Subsequent decades saw intense competition for this OLTP business from vendors of mainframe compatible systems, specialist ‘non-stop’ systems, mid-range and Unix systems, packaged application systems, and PC-based distributed systems using local area networks. The most far reaching impact, however, was occasioned by the introduction of the world wide web as a service running on the internet in the early 1990s.

The WWW used a stateless activity model in which messages triggered the retrieval of a web page and generated a response message. It became immediately apparent to many observers that this was, in effect, a read-only version of OLTP and it wasn’t long before creative programmers found a way to run user applications from a web server. The original WWW pioneers, by contrast, knew nothing about enterprise applications.

Opinions varied on what impact the WWW would have on existing OLTP systems. Some commentators thought it would provide the low cost global network which these systems needed, while others thought it would spark a wave of new products which might compete with those systems. In the event, both have happened.

Rapid innovation has seen the creation of new web-based programming models and languages such as Java, PHP (used as the basis for Facebook), and Node.js (a variant of Javascript), each of which implement aspects of the OLTP programming model.

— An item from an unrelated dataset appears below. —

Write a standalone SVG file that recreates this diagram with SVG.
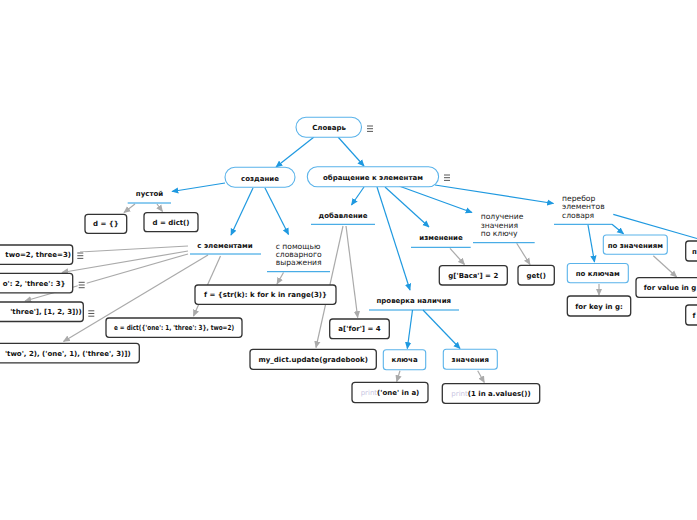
<svg xmlns="http://www.w3.org/2000/svg" width="697" height="520" viewBox="0 0 697 520">
<style>
text{font-family:"DejaVu Sans","Liberation Sans",sans-serif;font-size:7px;fill:#111}
.b{font-weight:bold}
.c{text-anchor:middle}
.e{text-anchor:end}
.m{font-size:7.6px;fill:#1a1a1a}
.bl{fill:#fff;stroke:#5ab3ea;stroke-width:1.1}
.dk{fill:#fff;stroke:#333;stroke-width:1.3}
.ul{stroke:#1f99e0;stroke-width:1;fill:none}
.cb{stroke:#1f99e0;stroke-width:1.2;fill:none}
.cg{stroke:#aaa;stroke-width:1.2;fill:none}
.pr{fill:#c9c6e2;font-weight:normal}
.ic{stroke:#444;stroke-width:0.9}
</style>
<defs>
<marker id="ab" viewBox="0 0 10 10" refX="9" refY="5" markerWidth="7" markerHeight="7" markerUnits="userSpaceOnUse" orient="auto"><path d="M0,0.5 L10,5 L0,9.5 z" fill="#1f99e0"/></marker>
<marker id="ag" viewBox="0 0 10 10" refX="9" refY="5" markerWidth="7" markerHeight="7" markerUnits="userSpaceOnUse" orient="auto"><path d="M0,0.5 L10,5 L0,9.5 z" fill="#aaa"/></marker>
<g id="menu"><rect x="-1" y="-3" width="9" height="8" fill="#fff"/><path class="ic" d="M0,-2H6M0,0.7H6M0,3.4H6"/></g>
</defs>
<rect width="697" height="520" fill="#fff"/>
<g id="connectors">
<path class="cb" marker-end="url(#ab)" d="M314,137 L276,167"/>
<path class="cb" marker-end="url(#ab)" d="M338,137 L364,166"/>
<path class="cb" marker-end="url(#ab)" d="M225,183 L172,191.5"/>
<path class="cb" marker-end="url(#ab)" d="M253,188 L231,235"/>
<path class="cb" marker-end="url(#ab)" d="M265,188 L288.5,234.5"/>
<path class="cb" marker-end="url(#ab)" d="M364,187 L351.5,205"/>
<path class="cb" marker-end="url(#ab)" d="M377,187 L410,290"/>
<path class="cb" marker-end="url(#ab)" d="M385,187 L429,227"/>
<path class="cb" marker-end="url(#ab)" d="M399,186 L472,212.5"/>
<path class="cb" marker-end="url(#ab)" d="M435,185 L553.5,203.5"/>
<path class="cb" marker-end="url(#ab)" d="M412.5,310 L407.3,348.5"/>
<path class="cb" marker-end="url(#ab)" d="M423,310 L460,348.5"/>
<path class="cb" marker-end="url(#ab)" d="M588,225 L594.5,262"/>
<path class="cb" marker-end="url(#ab)" d="M612,224.3 L623.5,233.8"/>
<path class="cb" d="M613.3,214.3 L697,238.5"/>
<path class="cg" marker-end="url(#ag)" d="M135,204 L124,212.5"/>
<path class="cg" marker-end="url(#ag)" d="M157,204 L162.5,211.5"/>
<path class="cg" d="M188,246 L80,252"/>
<path class="cg" marker-end="url(#ag)" d="M188,251 L62,272.5"/>
<path class="cg" marker-end="url(#ag)" d="M188,254 L25,301"/>
<path class="cg" marker-end="url(#ag)" d="M208,255 L63.5,341.5"/>
<path class="cg" marker-end="url(#ag)" d="M220.5,256 L193.5,316"/>
<path class="cg" marker-end="url(#ag)" d="M283.5,272.5 L277,284"/>
<path class="cg" marker-end="url(#ag)" d="M343,226 L316,347.5"/>
<path class="cg" marker-end="url(#ag)" d="M346,226 L357.7,317.5"/>
<path class="cg" marker-end="url(#ag)" d="M450,248.3 L464.5,264.5"/>
<path class="cg" marker-end="url(#ag)" d="M516.7,243.3 L530,264.5"/>
<path class="cg" marker-end="url(#ag)" d="M400,370.7 L396.7,381.5"/>
<path class="cg" marker-end="url(#ag)" d="M477.7,370.7 L484.3,382.5"/>
<path class="cg" marker-end="url(#ag)" d="M599,284 L599,295"/>
<path class="cg" marker-end="url(#ag)" d="M653.3,255.7 L676.7,277"/>
</g>
<g id="root"><rect class="bl" x="296" y="117.3" width="65.5" height="20" rx="10"/><text class="b c" x="329" y="130">Словарь</text><use href="#menu" x="367" y="128"/></g>
<g id="sozdanie"><rect class="bl" x="225" y="167.3" width="70" height="20" rx="10"/><text class="b c" x="260" y="180.5">создание</text></g>
<g id="obrashenie"><rect class="bl" x="307.3" y="166.7" width="131.3" height="20" rx="10"/><text class="b c" x="373" y="180">обращение к элементам</text><use href="#menu" x="444" y="177"/></g>
<g id="pustoy"><text class="b c" x="149.5" y="195.8">пустой</text><path class="ul" d="M127.7,203H171"/></g>
<g id="d1"><rect class="dk" x="85" y="214.3" width="41.7" height="19" rx="3"/><text class="b c" x="105.8" y="226.3">d = {}</text></g>
<g id="d2"><rect class="dk" x="144" y="212.7" width="54" height="19" rx="3"/><text class="b c" x="171" y="224.7">d = dict()</text></g>
<g id="s_elem"><text class="b c" x="225" y="248.3">с элементами</text><path class="ul" d="M190,254H261"/></g>
<g id="s_pomoshu"><text class="m" x="275.7" y="248.7">с помощью</text><text class="m" x="275.7" y="257">словарного</text><text class="m" x="275.7" y="265.3">выражения</text><path class="ul" d="M267,271.7H330"/></g>
<g id="box_a"><rect class="dk" x="-200" y="245" width="272.7" height="19.3" rx="3"/><text class="b e" x="71" y="257.2">two=2, three=3)</text><use href="#menu" x="77.3" y="255"/></g>
<g id="box_b"><rect class="dk" x="-200" y="273.3" width="272.7" height="19.5" rx="3"/><text class="b e" x="65.5" y="285.6">o': 2, 'three': 3}</text><use href="#menu" x="78.7" y="284.3"/></g>
<g id="box_c"><rect class="dk" x="-200" y="302" width="283.3" height="19.5" rx="3"/><text class="b e" x="81.7" y="314.3">'three'], [1, 2, 3]))</text><use href="#menu" x="88.3" y="312.8"/></g>
<g id="box_d"><rect class="dk" x="-200" y="343.3" width="339.3" height="19.5" rx="3"/><text class="b e" x="130.7" y="355.6">'two', 2), ('one', 1), ('three', 3)])</text></g>
<g id="box_f"><rect class="dk" x="195" y="285" width="141" height="19.3" rx="3"/><text class="b c" x="265.5" y="297.2">f = {str(k): k for k in range(3)}</text></g>
<g id="box_e"><rect class="dk" x="106" y="318" width="136" height="19.3" rx="3"/><text class="b" x="114" y="330.2" textLength="120" lengthAdjust="spacingAndGlyphs">e = dict({'one': 1, 'three': 3}, two=2)</text></g>
<g id="dobavlenie"><text class="b c" x="343" y="218.3">добавление</text><path class="ul" d="M311,224.3H375"/></g>
<g id="box_afor"><rect class="dk" x="329.7" y="319" width="59.6" height="19.7" rx="3"/><text class="b c" x="359.5" y="331.3">a['for'] = 4</text></g>
<g id="box_update"><rect class="dk" x="250" y="349.3" width="126.3" height="20" rx="3"/><text class="b c" x="313.2" y="361.8">my_dict.update(gradebook)</text></g>
<g id="izmenenie"><text class="b c" x="441" y="240.3">изменение</text><path class="ul" d="M411,247.3H470.7"/></g>
<g id="box_vasya"><rect class="dk" x="439.3" y="265.7" width="68" height="19.3" rx="3"/><text class="b c" x="473.3" y="277.8">g['Вася'] = 2</text></g>
<g id="poluchenie"><text class="m" x="480.7" y="219.4">получение</text><text class="m" x="480.7" y="227.7">значения</text><text class="m" x="480.7" y="236">по ключу</text><path class="ul" d="M473,242.7H534.7"/></g>
<g id="box_get"><rect class="dk" x="518" y="265.3" width="36.3" height="19.7" rx="3"/><text class="b c" x="536.2" y="277.8">get()</text></g>
<g id="proverka"><text class="b c" x="413.8" y="303.2">проверка наличия</text><path class="ul" d="M369,310H459"/></g>
<g id="klyucha"><rect class="bl" x="383.3" y="349.7" width="42.4" height="20" rx="3"/><text class="b c" x="404.5" y="362.2">ключа</text></g>
<g id="znacheniya"><rect class="bl" x="443.3" y="349.3" width="54" height="20" rx="3"/><text class="b c" x="470.3" y="361.8">значения</text></g>
<g id="box_print1"><rect class="dk" x="352" y="382.3" width="76" height="20.3" rx="3"/><text class="b c" x="390" y="395"><tspan class="pr">print</tspan>('one' in a)</text></g>
<g id="box_print2"><rect class="dk" x="442.3" y="383.7" width="97.4" height="19.6" rx="3"/><text class="b c" x="491" y="396"><tspan class="pr">print</tspan>(1 in a.values())</text></g>
<g id="perebor"><text class="m" x="562" y="201">перебор</text><text class="m" x="562" y="209.3">элементов</text><text class="m" x="562" y="217.6">словаря</text><path class="ul" d="M554,224.3H612"/></g>
<g id="po_klyucham"><rect class="bl" x="567.3" y="263.5" width="61" height="19.3" rx="3"/><text class="b c" x="597.8" y="275.8">по ключам</text></g>
<g id="box_forkey"><rect class="dk" x="567.3" y="296" width="63.4" height="20" rx="3"/><text class="b c" x="599" y="308.5">for key in g:</text></g>
<g id="po_znacheniyam"><rect class="bl" x="603.3" y="235" width="64" height="19.3" rx="3"/><text class="b c" x="635.3" y="247.7">по значениям</text></g>
<g id="box_forvalue"><rect class="dk" x="636" y="277.7" width="120" height="19.6" rx="3"/><text class="b" x="643.8" y="290">for value in g</text></g>
<g id="po_param"><rect class="dk" x="685.7" y="241" width="80" height="20" rx="3"/><text class="b" x="692" y="253.5">п</text></g>
<g id="box_foritems"><rect class="dk" x="685.7" y="305" width="120" height="20" rx="3"/><text class="b" x="692.5" y="317.5">f</text></g>
</svg>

At the same time, established OLTP monitors have incorporated support for internet protocols and new programming languages, and now sit behind many popular websites for internet banking, shopping, travel reservations and so on. One mainframe-based travel reservation service processes a billion transactions/day on its own.

There’s no doubt that OLTP, in its many forms, powers the world economy and will continue to do so. To take only one example, sensors connected to the WWW for the internet of things will require OLTP applications to support them and are likely to drive the global transaction rate to trillions per day.